Normal citizens are carrying this heavy burdon alone
- Mohamed Aljak, economics expert
"This is why normal citizens are carrying this heavy burden alone and feeling discontented," Aljak said.
"Unless the government change its policies and adopts a comprehensive reformation, the deterioration will continue."
No reward
According to Hamid, the government's internal splits have been feeding the economic crisis, but other regional and international circumstances have also had an effect.
The expected reward for a pivot towards Saudi Arabia and the United Arab Emirates and away from traditional partner Iran has failed to materialize as Khartoum wished, despite $2.1bn deposited by Riyadh and its allies into the Central Bank.

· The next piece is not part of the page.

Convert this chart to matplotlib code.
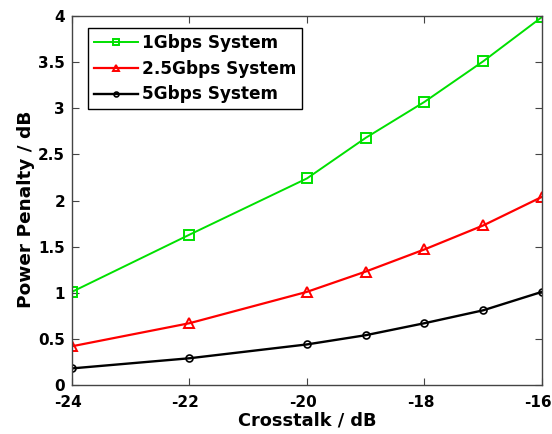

Furthermore, Hamid said, Khartoum feels it has not been rewarded for its acceptance of US and Gulf preconditions for sanctions relief, its partnership with Washington against terrorism, and its participation in the Saudi-led coalition's war in Yemen.
"Khartoum's optimism for a quick normalization of its relations with the US after economic sanctions repeal was premature," Magnus Taylor, a Horn of Africa analyst at the International Crisis Group, noted in a recent essay.
"Indeed, the US had been clear that this would not happen without further tangible progress from the Sudanese government, including improvements to its human rights record," he said.
"Khartoum is disappointed with the financial rewards it has received in return, despite also benefitting from Saudi lobbying of the US over sanctions repeal."
Now lacking the experience and pragmatism of Ghandour, the ability of Bashir and his government to win further sanctions relief must remain in doubt.